Now look at the kei car in the picture. It's a very cute shape, the lighting has been set up to give it a soft pink glow, and it has a logo on the door. All it needs is a Hello Kitty face and flower on the doors, and I don't care if it has a range of 80km, a top speed of 80kph, and runs on pickled bee farts - I'd fall for the cute toy factor, and a toy price to match.
So come on car manufacturers - you want to penetrate the market with environment-friendly small cars, take a leaf out of the book of the Masters Of Cute and start inking deals with Sanrio and Mattel, The Wiggles, Nickelodeon, and all the other sources of cute and appealing, get their design input, and their icons on the panels.
The problem with marketing EVs and ZEVs and PZEVs (Electric Vehicles and Zero Emission Vehicles and Practically Zero Emission Vehicles) is that you can't compete with the evil large vehicles on the basis of being "impressive performers" or "power and speed to match the imposing looks" - that's like cartoons advertising themselves, like encyclopedias, as "a source of knowledge and learning your family will treasure for generations."

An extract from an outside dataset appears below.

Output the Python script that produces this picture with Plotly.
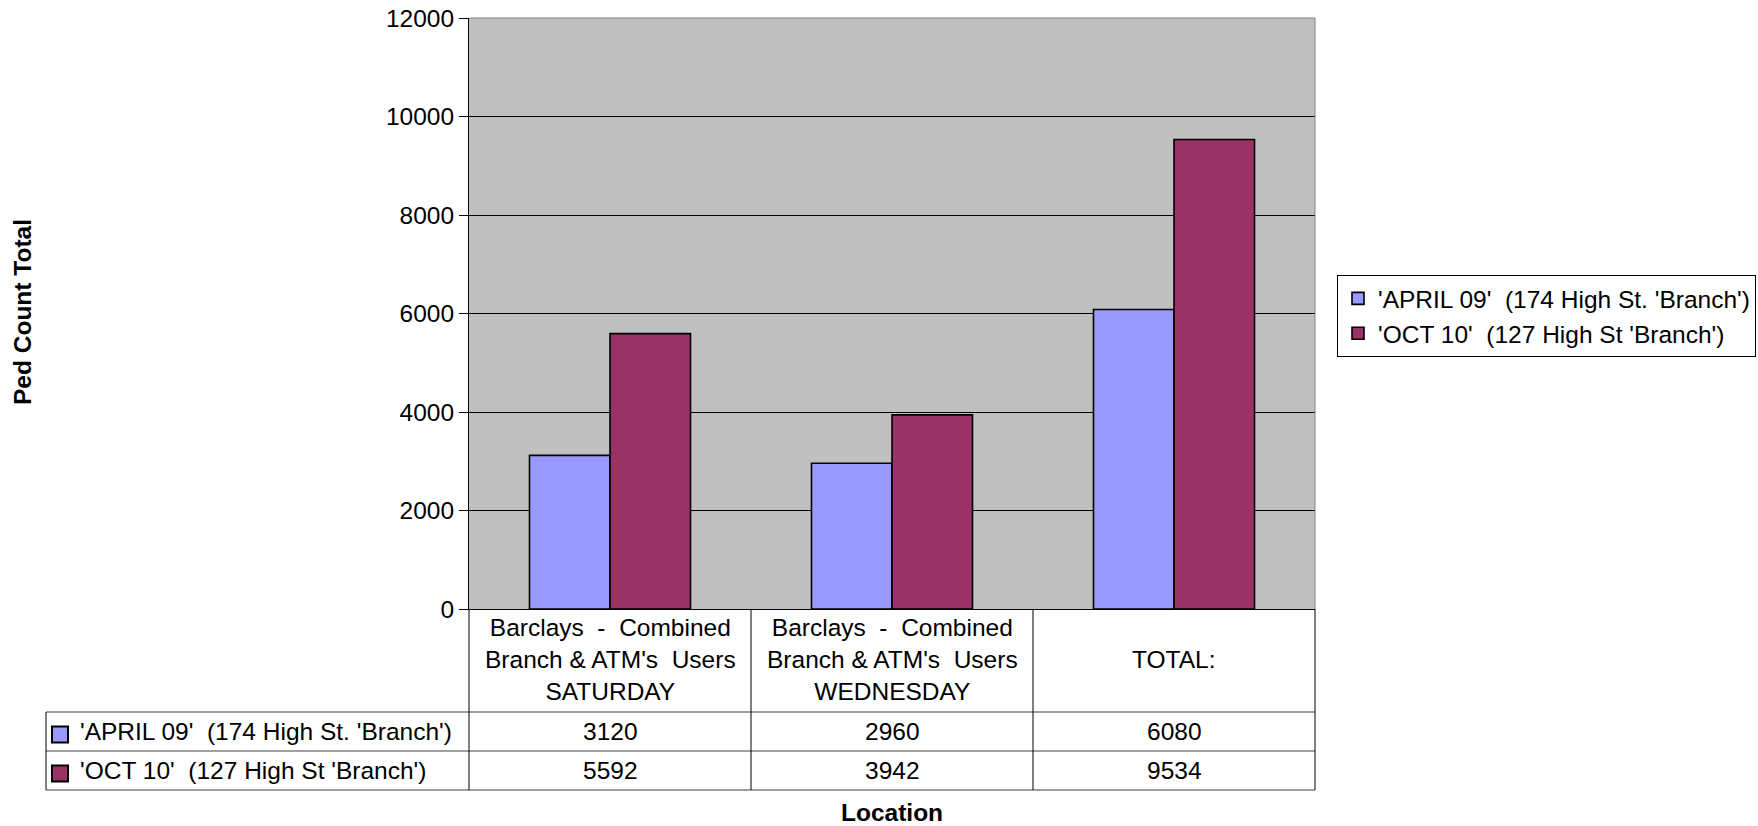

Advertise the cars with cute ads - the Honda Jazz series is a good start - a light-hearted touch, make sure their cute factor outweighs the fact that they will only cost a few cents to recharge, and emphasise the fun factor. These aren't terrain-conquering, fire-breathing, slide-drifting, competition impressing vehicles, these are a simple and cheap and fun way to get to work, to get the shopping , and to drop the kids to school and appointments.
Also - no showrooms. You're making these cars as a cheap and plentiful source of transport - right? Warehouse them, put a dozen models in different paint jobs in supermarket plazas with sign-up booths and home delivery the same day, build on-street dispensers for pick-up right there and then or for delivery to your door same day. The key is that you get the cars looking like a true commodity that way.
The two biggest reasons the 'smart' car hasn't flooded the market? They sell them at Mercedes dealerships (where I certainly don't even think to look for a cheap fun small car) and they've priced them wayy too high. And it still takes as long as a normal vehicle to register and get on-road. That's wayyyyyy too much to go through for a vehicle that's supposed to be trouble and hassle free.
And - governments wanting to score HUGE environmental points? Register small (P)(Z)EVs as scooters, i.e. at a very very low price. Make pre-registered license plates available to the manufacturers, to be attached to pre-sale vehicles and to become activated instantly on sale of the vehicle. It's included in the price of the vehicle, and if the end user wants a personalised plate they can still do so at a later stage - the important thing is that they have a vehicle right there and then, it was cheap, and it was fun to buy it.